• **Problem details**
Make an exact copy of all the material below, apart from the pictures.

• **Working data**
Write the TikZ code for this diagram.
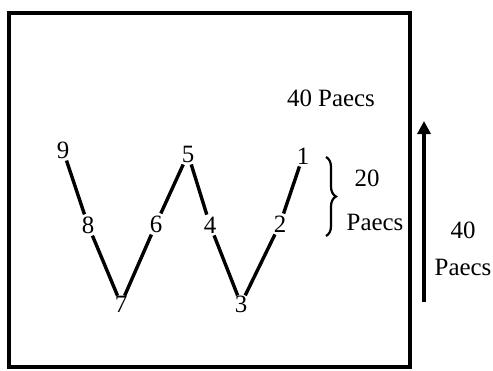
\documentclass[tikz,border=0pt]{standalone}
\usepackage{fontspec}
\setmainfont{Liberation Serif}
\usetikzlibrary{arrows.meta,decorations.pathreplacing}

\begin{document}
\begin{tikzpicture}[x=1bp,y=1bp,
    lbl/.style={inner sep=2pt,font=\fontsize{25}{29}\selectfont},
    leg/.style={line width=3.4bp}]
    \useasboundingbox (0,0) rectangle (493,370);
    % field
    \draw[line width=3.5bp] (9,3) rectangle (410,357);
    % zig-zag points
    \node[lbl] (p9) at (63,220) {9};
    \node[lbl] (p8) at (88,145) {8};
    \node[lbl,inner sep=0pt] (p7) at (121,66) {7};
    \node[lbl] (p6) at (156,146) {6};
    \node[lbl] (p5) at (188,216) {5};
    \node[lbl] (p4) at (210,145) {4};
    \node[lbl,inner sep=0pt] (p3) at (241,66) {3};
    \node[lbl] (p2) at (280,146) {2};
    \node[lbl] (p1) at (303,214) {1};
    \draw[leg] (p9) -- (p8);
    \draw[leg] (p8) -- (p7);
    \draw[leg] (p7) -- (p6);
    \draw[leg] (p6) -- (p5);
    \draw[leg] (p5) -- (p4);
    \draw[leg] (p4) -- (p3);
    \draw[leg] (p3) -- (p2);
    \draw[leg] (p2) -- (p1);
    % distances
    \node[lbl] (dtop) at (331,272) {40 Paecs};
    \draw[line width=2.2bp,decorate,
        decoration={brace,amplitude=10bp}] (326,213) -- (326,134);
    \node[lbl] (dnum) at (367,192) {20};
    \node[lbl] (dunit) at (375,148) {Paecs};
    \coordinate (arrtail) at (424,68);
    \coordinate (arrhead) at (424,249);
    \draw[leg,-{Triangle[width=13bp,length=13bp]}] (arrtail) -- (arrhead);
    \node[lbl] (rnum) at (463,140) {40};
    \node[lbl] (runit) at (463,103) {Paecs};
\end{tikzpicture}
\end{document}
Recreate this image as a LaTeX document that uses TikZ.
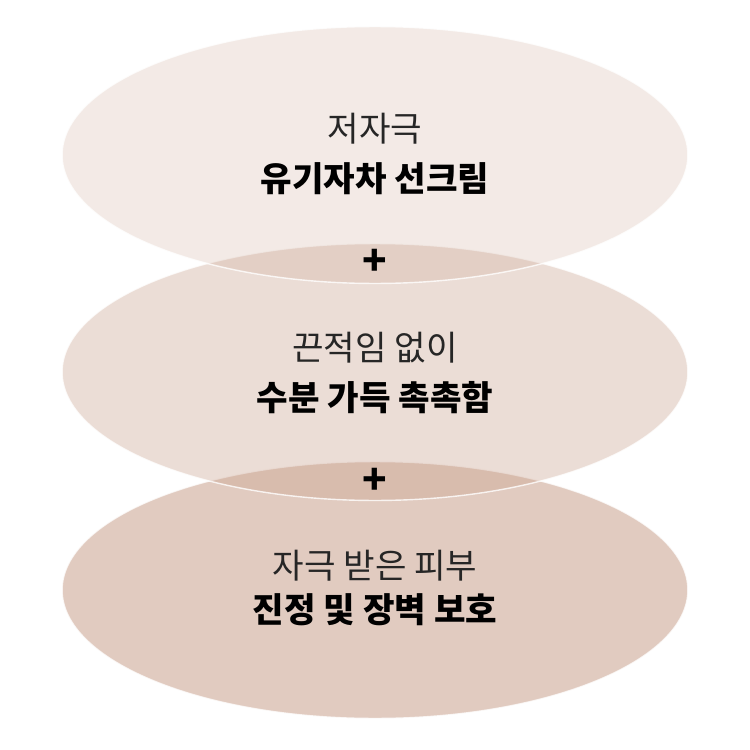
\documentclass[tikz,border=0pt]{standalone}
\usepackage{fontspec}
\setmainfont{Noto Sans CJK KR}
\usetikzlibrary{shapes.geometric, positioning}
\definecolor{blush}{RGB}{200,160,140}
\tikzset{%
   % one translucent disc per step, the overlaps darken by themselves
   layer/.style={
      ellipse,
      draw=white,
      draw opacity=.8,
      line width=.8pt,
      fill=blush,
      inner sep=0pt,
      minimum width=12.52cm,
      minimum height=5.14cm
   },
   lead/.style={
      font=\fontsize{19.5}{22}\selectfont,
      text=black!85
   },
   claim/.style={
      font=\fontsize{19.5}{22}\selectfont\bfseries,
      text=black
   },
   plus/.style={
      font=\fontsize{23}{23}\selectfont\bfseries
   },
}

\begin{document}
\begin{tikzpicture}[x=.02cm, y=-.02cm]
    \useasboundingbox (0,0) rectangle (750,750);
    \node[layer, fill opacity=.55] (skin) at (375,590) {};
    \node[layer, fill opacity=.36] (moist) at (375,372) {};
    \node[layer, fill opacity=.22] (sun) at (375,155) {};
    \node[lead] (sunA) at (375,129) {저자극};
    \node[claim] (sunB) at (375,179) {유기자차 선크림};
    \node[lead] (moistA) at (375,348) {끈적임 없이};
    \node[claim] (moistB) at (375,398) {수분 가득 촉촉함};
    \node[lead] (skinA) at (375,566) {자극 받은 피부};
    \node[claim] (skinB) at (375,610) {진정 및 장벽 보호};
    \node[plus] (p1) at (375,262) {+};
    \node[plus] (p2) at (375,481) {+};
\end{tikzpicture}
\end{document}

• **Complete output**
Write the TikZ code for this diagram.
\documentclass[tikz,border=0pt]{standalone}
\usepackage{fontspec}
\setmainfont{Liberation Serif}
\usetikzlibrary{arrows.meta,decorations.pathreplacing}

\begin{document}
\begin{tikzpicture}[x=1bp,y=1bp,
    lbl/.style={inner sep=2pt,font=\fontsize{25}{29}\selectfont},
    leg/.style={line width=3.4bp}]
    \useasboundingbox (0,0) rectangle (493,370);
    % field
    \draw[line width=3.5bp] (9,3) rectangle (410,357);
    % zig-zag points
    \node[lbl] (p9) at (63,220) {9};
    \node[lbl] (p8) at (88,145) {8};
    \node[lbl,inner sep=0pt] (p7) at (121,66) {7};
    \node[lbl] (p6) at (156,146) {6};
    \node[lbl] (p5) at (188,216) {5};
    \node[lbl] (p4) at (210,145) {4};
    \node[lbl,inner sep=0pt] (p3) at (241,66) {3};
    \node[lbl] (p2) at (280,146) {2};
    \node[lbl] (p1) at (303,214) {1};
    \draw[leg] (p9) -- (p8);
    \draw[leg] (p8) -- (p7);
    \draw[leg] (p7) -- (p6);
    \draw[leg] (p6) -- (p5);
    \draw[leg] (p5) -- (p4);
    \draw[leg] (p4) -- (p3);
    \draw[leg] (p3) -- (p2);
    \draw[leg] (p2) -- (p1);
    % distances
    \node[lbl] (dtop) at (331,272) {40 Paecs};
    \draw[line width=2.2bp,decorate,
        decoration={brace,amplitude=10bp}] (326,213) -- (326,134);
    \node[lbl] (dnum) at (367,192) {20};
    \node[lbl] (dunit) at (375,148) {Paecs};
    \coordinate (arrtail) at (424,68);
    \coordinate (arrhead) at (424,249);
    \draw[leg,-{Triangle[width=13bp,length=13bp]}] (arrtail) -- (arrhead);
    \node[lbl] (rnum) at (463,140) {40};
    \node[lbl] (runit) at (463,103) {Paecs};
\end{tikzpicture}
\end{document}
Recreate this image as a LaTeX document that uses TikZ.
\documentclass[tikz,border=0pt]{standalone}
\usepackage{fontspec}
\setmainfont{Noto Sans CJK KR}
\usetikzlibrary{shapes.geometric, positioning}
\definecolor{blush}{RGB}{200,160,140}
\tikzset{%
   % one translucent disc per step, the overlaps darken by themselves
   layer/.style={
      ellipse,
      draw=white,
      draw opacity=.8,
      line width=.8pt,
      fill=blush,
      inner sep=0pt,
      minimum width=12.52cm,
      minimum height=5.14cm
   },
   lead/.style={
      font=\fontsize{19.5}{22}\selectfont,
      text=black!85
   },
   claim/.style={
      font=\fontsize{19.5}{22}\selectfont\bfseries,
      text=black
   },
   plus/.style={
      font=\fontsize{23}{23}\selectfont\bfseries
   },
}

\begin{document}
\begin{tikzpicture}[x=.02cm, y=-.02cm]
    \useasboundingbox (0,0) rectangle (750,750);
    \node[layer, fill opacity=.55] (skin) at (375,590) {};
    \node[layer, fill opacity=.36] (moist) at (375,372) {};
    \node[layer, fill opacity=.22] (sun) at (375,155) {};
    \node[lead] (sunA) at (375,129) {저자극};
    \node[claim] (sunB) at (375,179) {유기자차 선크림};
    \node[lead] (moistA) at (375,348) {끈적임 없이};
    \node[claim] (moistB) at (375,398) {수분 가득 촉촉함};
    \node[lead] (skinA) at (375,566) {자극 받은 피부};
    \node[claim] (skinB) at (375,610) {진정 및 장벽 보호};
    \node[plus] (p1) at (375,262) {+};
    \node[plus] (p2) at (375,481) {+};
\end{tikzpicture}
\end{document}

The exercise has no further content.